Fit For Purpose?

The once-gleaming Finsbury Health Centre has reached the crumbly age of 73, and it was earmarked for redevelopment a few years ago. Mark Walton finds out the latest prognosis for this iconic local landmark

British Modernism got itself a bad name in the Fifties and Sixties. All those post-war tower blocks and ugly council offices were supposedly built in the name of an art form that was serious, puritanical and high brow; in reality, most were just prefabricated and cheap.
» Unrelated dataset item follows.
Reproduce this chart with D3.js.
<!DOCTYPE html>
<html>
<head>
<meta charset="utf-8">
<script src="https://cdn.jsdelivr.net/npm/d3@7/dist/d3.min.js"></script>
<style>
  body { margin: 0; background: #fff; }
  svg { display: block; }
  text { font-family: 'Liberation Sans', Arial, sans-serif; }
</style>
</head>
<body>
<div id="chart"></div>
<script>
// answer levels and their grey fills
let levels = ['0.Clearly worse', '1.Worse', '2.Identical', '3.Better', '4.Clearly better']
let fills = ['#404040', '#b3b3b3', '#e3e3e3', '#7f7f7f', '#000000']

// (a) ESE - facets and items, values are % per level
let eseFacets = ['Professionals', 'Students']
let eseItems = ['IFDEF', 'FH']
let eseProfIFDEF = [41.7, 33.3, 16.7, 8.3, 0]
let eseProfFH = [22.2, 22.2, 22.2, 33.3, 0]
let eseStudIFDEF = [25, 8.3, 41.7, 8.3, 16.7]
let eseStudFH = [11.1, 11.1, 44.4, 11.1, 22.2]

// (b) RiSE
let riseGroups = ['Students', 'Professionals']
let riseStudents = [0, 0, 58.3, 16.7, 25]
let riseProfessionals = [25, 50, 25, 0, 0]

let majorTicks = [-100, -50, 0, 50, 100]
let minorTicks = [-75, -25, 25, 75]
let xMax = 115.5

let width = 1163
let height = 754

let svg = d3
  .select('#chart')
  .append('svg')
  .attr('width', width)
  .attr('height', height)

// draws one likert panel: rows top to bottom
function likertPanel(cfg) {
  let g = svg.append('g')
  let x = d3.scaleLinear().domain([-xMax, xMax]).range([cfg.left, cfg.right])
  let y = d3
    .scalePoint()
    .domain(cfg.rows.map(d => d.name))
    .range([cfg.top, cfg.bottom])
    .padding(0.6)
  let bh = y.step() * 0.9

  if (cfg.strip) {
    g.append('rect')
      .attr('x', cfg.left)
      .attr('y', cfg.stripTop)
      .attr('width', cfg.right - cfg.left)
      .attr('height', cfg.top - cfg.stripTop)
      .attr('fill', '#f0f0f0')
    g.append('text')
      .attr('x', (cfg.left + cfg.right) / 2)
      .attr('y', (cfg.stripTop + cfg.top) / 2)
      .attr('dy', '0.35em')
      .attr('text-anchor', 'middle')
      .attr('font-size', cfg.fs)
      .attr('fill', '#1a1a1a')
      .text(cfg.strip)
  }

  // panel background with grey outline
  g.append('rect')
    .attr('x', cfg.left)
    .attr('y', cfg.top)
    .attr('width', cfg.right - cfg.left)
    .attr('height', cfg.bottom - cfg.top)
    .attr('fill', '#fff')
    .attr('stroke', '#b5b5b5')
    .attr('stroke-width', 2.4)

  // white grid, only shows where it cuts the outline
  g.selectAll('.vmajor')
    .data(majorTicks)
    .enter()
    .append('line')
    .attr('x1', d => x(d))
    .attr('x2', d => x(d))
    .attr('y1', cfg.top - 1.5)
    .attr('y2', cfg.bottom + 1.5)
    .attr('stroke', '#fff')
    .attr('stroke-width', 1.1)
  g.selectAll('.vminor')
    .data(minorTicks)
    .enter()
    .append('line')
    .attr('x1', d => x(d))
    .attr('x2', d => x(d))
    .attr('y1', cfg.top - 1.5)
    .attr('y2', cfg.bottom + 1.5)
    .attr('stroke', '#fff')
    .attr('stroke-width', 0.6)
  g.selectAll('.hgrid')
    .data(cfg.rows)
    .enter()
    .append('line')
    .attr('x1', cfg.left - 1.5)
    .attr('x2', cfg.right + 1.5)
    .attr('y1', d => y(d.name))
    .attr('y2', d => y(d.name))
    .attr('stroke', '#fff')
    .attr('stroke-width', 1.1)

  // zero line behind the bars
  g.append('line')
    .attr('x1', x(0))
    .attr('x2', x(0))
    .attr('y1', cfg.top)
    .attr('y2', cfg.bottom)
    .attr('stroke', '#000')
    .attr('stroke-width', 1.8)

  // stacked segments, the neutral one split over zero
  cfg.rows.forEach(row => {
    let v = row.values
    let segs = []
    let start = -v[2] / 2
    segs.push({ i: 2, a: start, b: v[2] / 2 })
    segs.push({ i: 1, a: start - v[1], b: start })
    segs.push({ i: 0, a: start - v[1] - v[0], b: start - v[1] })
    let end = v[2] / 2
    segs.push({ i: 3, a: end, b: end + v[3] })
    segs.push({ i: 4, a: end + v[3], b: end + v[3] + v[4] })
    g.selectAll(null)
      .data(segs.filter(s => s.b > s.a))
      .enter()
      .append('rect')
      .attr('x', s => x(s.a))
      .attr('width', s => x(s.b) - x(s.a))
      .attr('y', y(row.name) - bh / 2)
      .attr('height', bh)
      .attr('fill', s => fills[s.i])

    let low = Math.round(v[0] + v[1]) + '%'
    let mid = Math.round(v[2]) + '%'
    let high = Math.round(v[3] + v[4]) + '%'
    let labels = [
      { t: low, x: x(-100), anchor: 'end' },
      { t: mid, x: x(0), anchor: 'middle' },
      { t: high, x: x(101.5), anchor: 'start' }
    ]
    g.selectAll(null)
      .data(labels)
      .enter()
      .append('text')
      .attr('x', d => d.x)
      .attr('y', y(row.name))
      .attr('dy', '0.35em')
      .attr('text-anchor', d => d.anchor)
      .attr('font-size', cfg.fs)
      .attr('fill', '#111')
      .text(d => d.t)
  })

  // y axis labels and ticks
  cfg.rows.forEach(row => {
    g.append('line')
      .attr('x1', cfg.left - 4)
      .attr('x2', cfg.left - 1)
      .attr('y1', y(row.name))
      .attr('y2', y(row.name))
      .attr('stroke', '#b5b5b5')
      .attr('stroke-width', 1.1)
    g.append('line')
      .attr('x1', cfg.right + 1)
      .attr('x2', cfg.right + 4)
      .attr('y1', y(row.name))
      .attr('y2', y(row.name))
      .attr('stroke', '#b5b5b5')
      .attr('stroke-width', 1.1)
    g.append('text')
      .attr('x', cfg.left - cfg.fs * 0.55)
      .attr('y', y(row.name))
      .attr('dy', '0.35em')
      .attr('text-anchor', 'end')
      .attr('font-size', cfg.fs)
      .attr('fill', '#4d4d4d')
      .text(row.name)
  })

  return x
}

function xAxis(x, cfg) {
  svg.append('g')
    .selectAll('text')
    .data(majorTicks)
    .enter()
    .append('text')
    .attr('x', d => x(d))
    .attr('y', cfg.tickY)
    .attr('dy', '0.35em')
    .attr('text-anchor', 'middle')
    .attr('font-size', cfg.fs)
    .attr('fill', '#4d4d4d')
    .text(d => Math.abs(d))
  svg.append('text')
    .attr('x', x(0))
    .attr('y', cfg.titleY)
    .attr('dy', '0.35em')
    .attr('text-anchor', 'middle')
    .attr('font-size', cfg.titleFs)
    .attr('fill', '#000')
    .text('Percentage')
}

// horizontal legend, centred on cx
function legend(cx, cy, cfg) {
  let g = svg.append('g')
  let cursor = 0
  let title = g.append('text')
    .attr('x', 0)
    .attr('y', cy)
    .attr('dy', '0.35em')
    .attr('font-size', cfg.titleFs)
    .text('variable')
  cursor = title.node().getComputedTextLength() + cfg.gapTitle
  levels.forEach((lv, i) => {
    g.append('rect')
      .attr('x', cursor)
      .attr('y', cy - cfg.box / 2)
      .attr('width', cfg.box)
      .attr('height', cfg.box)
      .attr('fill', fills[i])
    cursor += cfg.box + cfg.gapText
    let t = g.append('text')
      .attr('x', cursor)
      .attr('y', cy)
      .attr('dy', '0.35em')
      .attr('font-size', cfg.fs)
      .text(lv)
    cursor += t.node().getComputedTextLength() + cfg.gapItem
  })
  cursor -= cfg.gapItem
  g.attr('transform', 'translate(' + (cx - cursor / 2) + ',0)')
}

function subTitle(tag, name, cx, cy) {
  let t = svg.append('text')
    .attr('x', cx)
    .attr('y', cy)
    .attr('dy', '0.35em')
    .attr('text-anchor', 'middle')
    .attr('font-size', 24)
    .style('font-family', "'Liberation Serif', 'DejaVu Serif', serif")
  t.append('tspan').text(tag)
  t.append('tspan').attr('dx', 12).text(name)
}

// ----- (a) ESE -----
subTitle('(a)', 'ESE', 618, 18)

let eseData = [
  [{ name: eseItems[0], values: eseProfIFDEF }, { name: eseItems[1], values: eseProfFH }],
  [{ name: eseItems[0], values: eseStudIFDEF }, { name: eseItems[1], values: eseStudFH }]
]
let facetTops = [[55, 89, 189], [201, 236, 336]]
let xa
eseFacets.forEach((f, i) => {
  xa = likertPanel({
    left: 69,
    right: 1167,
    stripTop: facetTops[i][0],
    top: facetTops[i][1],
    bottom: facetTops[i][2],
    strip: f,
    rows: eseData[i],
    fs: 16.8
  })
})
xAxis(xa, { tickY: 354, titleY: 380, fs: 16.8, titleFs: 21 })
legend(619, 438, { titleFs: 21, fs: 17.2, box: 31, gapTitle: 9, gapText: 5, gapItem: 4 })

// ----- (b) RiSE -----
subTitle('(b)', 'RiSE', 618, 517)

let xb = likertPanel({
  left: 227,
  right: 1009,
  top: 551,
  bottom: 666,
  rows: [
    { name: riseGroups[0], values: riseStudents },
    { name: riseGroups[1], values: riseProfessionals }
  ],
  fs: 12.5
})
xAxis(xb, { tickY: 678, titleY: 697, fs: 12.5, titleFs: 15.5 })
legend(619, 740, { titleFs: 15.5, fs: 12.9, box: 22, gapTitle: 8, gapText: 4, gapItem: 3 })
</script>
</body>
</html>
Rewind to its beginnings in the early decades of the 20th century, and you find genuine motiv­ations of optimism, sincerity and social conscience. Before it became the approved style of the British welfare state, Modernism was radical and revolutionary, expressing airy reformist principles like “freedom” and “equality” in stark, geometric buildings made of concrete and glass. Pine Street’s Finsbury Health Centre, built in the late Thirties, is a rare example of this pure style.

If you didn’t know any better, you’d assume it was yet another drab Sixties building, with a crumbling exterior and faded decor, rather than a Grade I Listed piece of British social history. It was designed by Berthold Lubetkin, a Russian who moved to London in 1931 after working in Moscow, Berlin and Paris. He arrived full of Soviet idealism and co-founded a new architectural firm, Tecton. One of his most famous early commissions was the penguin pool at London Zoo – it’s Grade I Listed, too.
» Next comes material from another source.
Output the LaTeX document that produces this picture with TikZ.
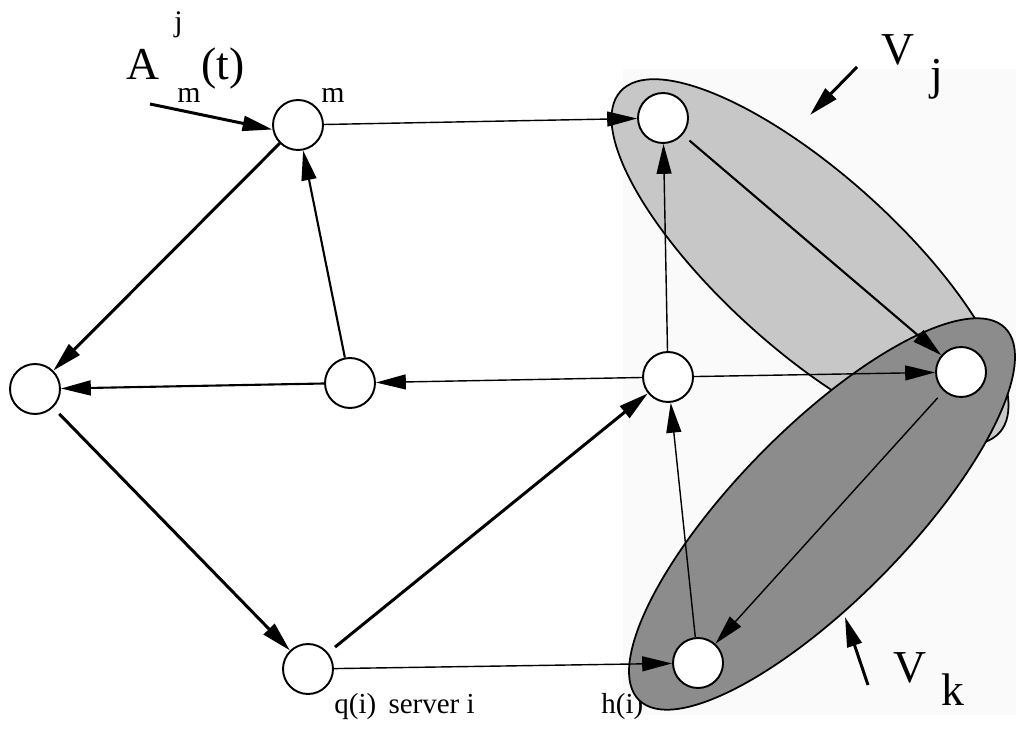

It’s hard for us to imagine life in Clerk­enwell in the Thirties. Choked by smog, it was one of London’s poorest areas. Malnutrition, tuberculosis and poor sanitation were rife. Perhaps unsur­prisingly, the old borough of Finsbury was one of the city’s most left wing, ruled by a Labour and Communist council that was passionate about improving the lot of the working class. The Finsbury Health Centre was part of a grand plan to build housing, libraries and public baths, and it was designed to offer healthcare that was free at the point of use – a full decade before the NHS.

While most hospitals then were Gothic and terrifying, Lubetkin’s revolutionary design was intimate and welcoming. In the centre of the H-pattern footprint he built a curved wall of glass bricks to let daylight reach the informal waiting room. With its scattered furniture and bright walls, it resembled a casual drop-in centre rather than a severe institute.

Like the entrance, the two wings of the centre were designed to maximise light. On the ground floor were TB treatment rooms, a dental surgery and a solarium; below were a mortuary and a disinfecting room. Up on the roof was a small garden and a lecture theatre.

Altogether, the centre was tangible proof of social reform when it opened in 1938, and it promoted Modernism as a polit­ical force as well as an architectural style. More importantly, this little building in Clerkenwell was a major stepping stone towards our now-gigantic NHS, which adopted many principles from the Finsbury experiment after the war.

Little wonder, then, that there’s been such fierce opposition to the idea of the NHS selling it, as proposed in 2008. Locals don’t want to lose their clinic, nor see the social vision behind it forgotten. Since a band of them started a petition a few years ago, receiving more than 2,000 signatures and support from English Heritage, there has been much official deliberation and scrutiny. Though the future of the building remains undecided, for now it is still a fully functioning local health centre. So far, so saved.